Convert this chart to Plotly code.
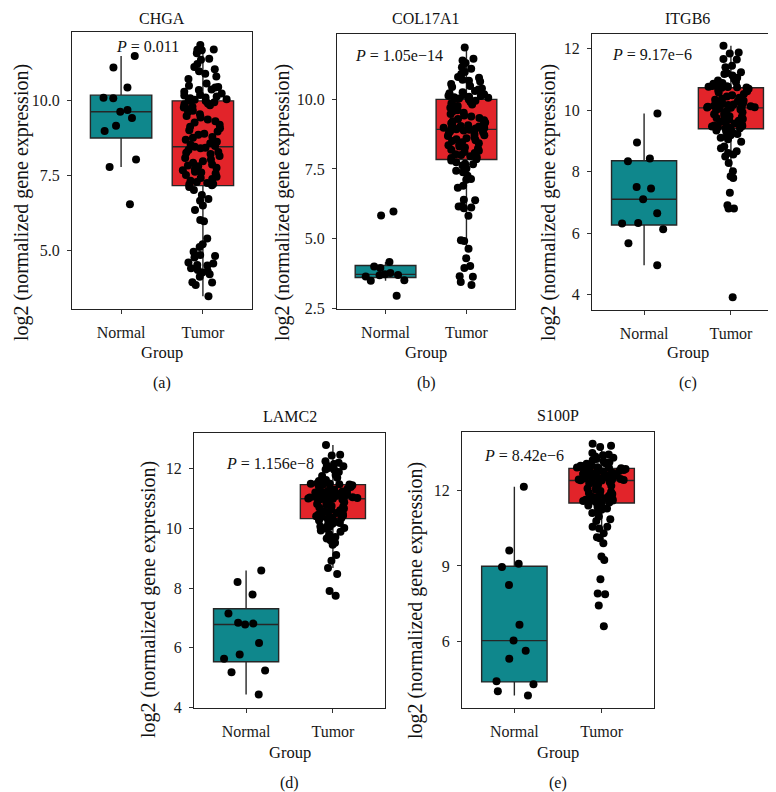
import plotly.graph_objects as go

W, H = 776, 792

groups = ["Normal", "Tumor"]
genes = ["CHGA", "COL17A1", "ITGB6", "LAMC2", "S100P"]
p_labels = ["<i>P</i> = 0.011", "<i>P</i> = 1.05e\u221214", "<i>P</i> = 9.17e\u22126",
            "<i>P</i> = 1.156e\u22128", "<i>P</i> = 8.42e\u22126"]
panel_tags = ["(a)", "(b)", "(c)", "(d)", "(e)"]

# ---------------- data (log2 normalized expression) ----------------
chga_normal = [11.49, 11.11, 10.44, 10.10, 10.08, 9.69, 9.63, 9.42, 9.16, 8.99, 8.04, 7.79, 6.54]
chga_tumor = [11.86, 11.71, 11.70, 11.68, 11.58, 11.40, 11.37, 11.22, 11.12, 11.05, 10.98, 10.90,
              10.81, 10.72, 10.57, 10.50, 10.46, 10.44, 10.37, 10.36, 10.30, 10.24, 10.19, 10.17,
              10.14, 10.11, 10.08, 10.05, 10.03, 10.01,
              9.99, 9.95, 9.91, 9.88, 9.85, 9.80, 9.77, 9.71, 9.66, 9.63, 9.55, 9.49, 9.44, 9.37,
              9.31, 9.27, 9.20, 9.13, 9.08, 9.01, 8.97, 8.90, 8.86, 8.79, 8.76, 8.70, 8.63, 8.58,
              8.53, 8.49, 8.46,
              8.43, 8.41, 8.35, 8.29, 8.26, 8.22, 8.15, 8.09, 8.04, 7.98, 7.93, 7.87, 7.84, 7.81,
              7.76, 7.71, 7.68, 7.63, 7.60, 7.57, 7.52, 7.46, 7.42, 7.39, 7.33, 7.29, 7.25, 7.22,
              7.20, 7.18,
              7.12, 7.02, 6.85, 6.72, 6.66, 6.50, 6.35, 6.02, 5.98, 5.40, 5.21, 5.12, 4.96, 4.85,
              4.82, 4.77, 4.60, 4.57, 4.52, 4.50, 4.41, 4.35, 4.32, 4.27, 4.21, 4.12, 3.94, 3.93,
              3.85, 3.47]

col17a1_normal = [5.97, 5.83, 4.16, 4.00, 3.95, 3.77, 3.72, 3.70, 3.69, 3.64, 3.51, 3.49, 2.95]
col17a1_tumor = [11.86, 11.45, 11.39, 11.30, 11.15, 11.09, 10.98, 10.91, 10.80, 10.77, 10.70, 10.66,
                 10.64, 10.55, 10.48, 10.44, 10.39, 10.35, 10.30, 10.25, 10.22, 10.18, 10.15, 10.13,
                 10.12, 10.09, 10.07, 10.05, 10.03, 10.01,
                 9.99, 9.95, 9.90, 9.86, 9.81, 9.76, 9.70, 9.66, 9.61, 9.57, 9.52, 9.47, 9.42, 9.38,
                 9.33, 9.29, 9.25, 9.21, 9.17, 9.14, 9.10, 9.07, 9.04, 9.02, 9.00, 8.98, 8.97, 8.95,
                 8.94, 8.93, 8.92,
                 8.91, 8.88, 8.85, 8.82, 8.78, 8.75, 8.71, 8.68, 8.64, 8.60, 8.57, 8.53, 8.50, 8.46,
                 8.42, 8.39, 8.35, 8.31, 8.27, 8.23, 8.19, 8.15, 8.11, 8.07, 8.03, 8.00, 7.96, 7.92,
                 7.89, 7.85,
                 7.80, 7.74, 7.69, 7.67, 7.62, 7.52, 7.44, 7.38, 7.26, 7.14, 7.11, 6.90, 6.83, 6.40,
                 6.38, 6.17, 6.15, 6.12, 6.09, 5.82, 4.94, 4.92, 4.64, 4.30, 4.02, 3.95, 3.65, 3.63,
                 3.45, 3.34]

itgb6_normal = [9.89, 8.94, 8.42, 8.33, 7.50, 7.45, 7.10, 6.64, 6.33, 6.31, 6.12, 5.67, 4.95]
itgb6_tumor = [12.09, 11.87, 11.84, 11.66, 11.64, 11.44, 11.39, 11.23, 11.20, 11.17, 11.12, 11.05,
               11.01, 10.96, 10.91, 10.88, 10.85, 10.82, 10.80, 10.78, 10.77, 10.76, 10.75, 10.74,
               10.73,
               10.72, 10.69, 10.65, 10.61, 10.57, 10.52, 10.48, 10.44, 10.40, 10.37, 10.33, 10.30,
               10.28, 10.25, 10.22, 10.20, 10.18, 10.16, 10.14, 10.12, 10.11, 10.10, 10.09, 10.08,
               10.075, 10.07,
               10.05, 10.02, 9.99, 9.96, 9.93, 9.90, 9.86, 9.83, 9.80, 9.77, 9.74, 9.71, 9.68, 9.65,
               9.62, 9.59, 9.56, 9.53, 9.50, 9.48, 9.46, 9.44, 9.42, 9.41, 9.40,
               9.37, 9.33, 9.30, 9.26, 9.22, 9.18, 9.14, 9.10, 9.05, 8.97, 8.81, 8.76, 8.66, 8.60,
               8.55, 8.49, 8.28, 8.01, 7.85, 7.79, 7.31, 6.90, 6.80, 6.80, 3.91]

lamc2_normal = [8.59, 8.20, 7.78, 7.15, 6.84, 6.81, 6.78, 6.16, 5.78, 5.63, 5.24, 5.18, 4.44]
lamc2_tumor = [12.79, 12.46, 12.44, 12.24, 12.19, 12.15, 12.10, 12.08, 12.02, 11.97, 11.95, 11.88,
               11.78, 11.75, 11.69, 11.62, 11.58, 11.55, 11.53, 11.51, 11.50, 11.49, 11.48, 11.47,
               11.465,
               11.46, 11.44, 11.41, 11.38, 11.35, 11.32, 11.29, 11.26, 11.23, 11.21, 11.20, 11.18,
               11.16, 11.14, 11.12, 11.10, 11.08, 11.07, 11.05, 11.04, 11.03, 11.02, 11.01, 11.00,
               10.995, 10.99,
               10.98, 10.96, 10.93, 10.90, 10.87, 10.84, 10.81, 10.78, 10.75, 10.72, 10.69, 10.66,
               10.63, 10.60, 10.57, 10.54, 10.51, 10.48, 10.45, 10.42, 10.40, 10.38, 10.36, 10.34,
               10.33,
               10.30, 10.26, 10.24, 10.21, 10.18, 10.15, 10.10, 10.06, 10.04, 10.01, 9.99, 9.93,
               9.88, 9.80, 9.71, 9.66, 9.60, 9.52, 9.45, 9.11, 8.91, 8.67, 8.47, 7.90, 7.74]

s100p_normal = [12.14, 9.61, 9.09, 8.96, 8.25, 6.67, 6.04, 5.64, 5.32, 4.43, 4.31, 4.03, 3.86]
s100p_tumor = [13.85, 13.77, 13.72, 13.48, 13.42, 13.39, 13.35, 13.30, 13.25, 13.20, 13.16, 13.12,
               13.08, 13.06, 13.02, 13.00, 12.98, 12.96, 12.94, 12.93, 12.92, 12.91, 12.90, 12.89,
               12.88,
               12.87, 12.85, 12.83, 12.81, 12.79, 12.77, 12.75, 12.72, 12.70, 12.68, 12.65, 12.63,
               12.60, 12.58, 12.56, 12.53, 12.51, 12.49, 12.47, 12.45, 12.43, 12.42, 12.41, 12.40,
               12.395, 12.39,
               12.36, 12.32, 12.27, 12.22, 12.18, 12.13, 12.08, 12.03, 11.98, 11.94, 11.90, 11.86,
               11.82, 11.79, 11.75, 11.72, 11.69, 11.66, 11.63, 11.60, 11.58, 11.56, 11.54, 11.52,
               11.51,
               11.48, 11.40, 11.35, 11.28, 11.28, 11.23, 11.19, 11.10, 10.96, 10.85, 10.79, 10.56,
               10.56, 10.49, 10.30, 10.14, 10.10, 9.90, 9.38, 9.24, 8.47, 7.91, 7.88, 7.43, 6.61]

normal_sets = [chga_normal, col17a1_normal, itgb6_normal, lamc2_normal, s100p_normal]
tumor_sets = [chga_tumor, col17a1_tumor, itgb6_tumor, lamc2_tumor, s100p_tumor]

y_ranges = [[3.05, 12.30], [2.48, 12.35], [3.50, 12.48], [3.99, 13.20], [3.37, 14.33]]
y_ticks = [[5.0, 7.5, 10.0], [2.5, 5.0, 7.5, 10.0], [4, 6, 8, 10, 12], [4, 6, 8, 10, 12], [6, 9, 12]]
y_fmt = [".1f", ".1f", "d", "d", "d"]

# ---------------- layout geometry (pixels) ----------------
frames = [(64, 244, 24, 304), (329, 507, 26, 304), (584, 775, 26, 305),
          (186, 377, 429, 707), (454, 646, 428, 707)]
p_pos = [(139, 39), (391, 48), (644, 47), (262, 460), (516, 452)]
ylab_pos = [(13, 197), (274, 197), (540, 197), (141, 598), (408, 599)]
title_y = [11, 11, 11, 413, 412]
group_y = [348, 348, 348, 752, 752]
tag_y = [379, 379, 379, 783, 783]

TEAL = "#0F878C"
RED = "#E2242A"
SERIF = "Liberation Serif"

fig = go.Figure()
annotations = []

def px(x):
    return x / W

def py(y):
    return 1 - y / H

for i in range(5):
    k = "" if i == 0 else str(i + 1)
    xa, ya = "x" + k, "y" + k
    for grp, vals, col in ((groups[0], normal_sets[i], TEAL), (groups[1], tumor_sets[i], RED)):
        fig.add_trace(go.Box(
            x=[grp] * len(vals), y=vals, xaxis=xa, yaxis=ya,
            boxpoints="all", jitter=0.8, pointpos=0, width=0.75,
            fillcolor=col, line=dict(color="#262626", width=1.4),
            whiskerwidth=0,
            marker=dict(color="black", size=8, line=dict(width=0)),
            showlegend=False, hoverinfo="y",
        ))
    x0, x1, y0, y1 = frames[i]
    fig.layout["xaxis" + k] = dict(
        domain=[px(x0), px(x1)], anchor=ya, type="category",
        categoryorder="array", categoryarray=groups, range=[-0.6, 1.6],
        showline=True, mirror=True, linecolor="#222", linewidth=1.2,
        ticks="outside", ticklen=4, tickcolor="#333", ticklabelstandoff=5,
        tickfont=dict(family=SERIF, size=16, color="#1a1a1a"),
        showgrid=False, zeroline=False,
    )
    tv = y_ticks[i]
    tt = [format(v, ".1f") if y_fmt[i] == ".1f" else str(int(v)) for v in tv]
    fig.layout["yaxis" + k] = dict(
        domain=[py(y1), py(y0)], anchor=xa, range=y_ranges[i],
        tickvals=tv, ticktext=tt,
        showline=True, mirror=True, linecolor="#222", linewidth=1.2,
        ticks="outside", ticklen=4, tickcolor="#333", ticklabelstandoff=4,
        tickfont=dict(family=SERIF, size=16, color="#1a1a1a"),
        showgrid=False, zeroline=False,
    )
    cx = (x0 + x1) / 2
    annotations.append(dict(text=genes[i], x=px(cx), y=py(title_y[i]), xref="paper", yref="paper",
                            showarrow=False, xanchor="center", yanchor="middle",
                            font=dict(family=SERIF, size=16, color="#111")))
    annotations.append(dict(text="Group", x=px(cx), y=py(group_y[i]), xref="paper", yref="paper",
                            showarrow=False, xanchor="center", yanchor="middle",
                            font=dict(family=SERIF, size=16.5, color="#111")))
    annotations.append(dict(text=panel_tags[i], x=px(cx), y=py(tag_y[i]), xref="paper", yref="paper",
                            showarrow=False, xanchor="center", yanchor="middle",
                            font=dict(family=SERIF, size=16, color="#111")))
    annotations.append(dict(text=p_labels[i], x=px(p_pos[i][0]), y=py(p_pos[i][1]), xref="paper",
                            yref="paper", showarrow=False, xanchor="center", yanchor="middle",
                            font=dict(family=SERIF, size=16, color="#111")))
    annotations.append(dict(text="log2 (normalized gene expression)", x=px(ylab_pos[i][0]),
                            y=py(ylab_pos[i][1]), xref="paper", yref="paper", textangle=-90,
                            showarrow=False, xanchor="center", yanchor="middle",
                            font=dict(family=SERIF, size=20, color="#111")))

fig.update_layout(
    width=W, height=H, margin=dict(l=0, r=0, t=0, b=0),
    paper_bgcolor="white", plot_bgcolor="white",
    annotations=annotations, showlegend=False,
)

fig.write_html("out.html")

■ WHAT IS NEEDED: Starting at the top of the listing above, please restate word for word each line up to and including the one that holds "W, H = 776, 792", omitting every image.

■ WRITTEN SOLUTION:
Convert this chart to Plotly code.
import plotly.graph_objects as go

W, H = 776, 792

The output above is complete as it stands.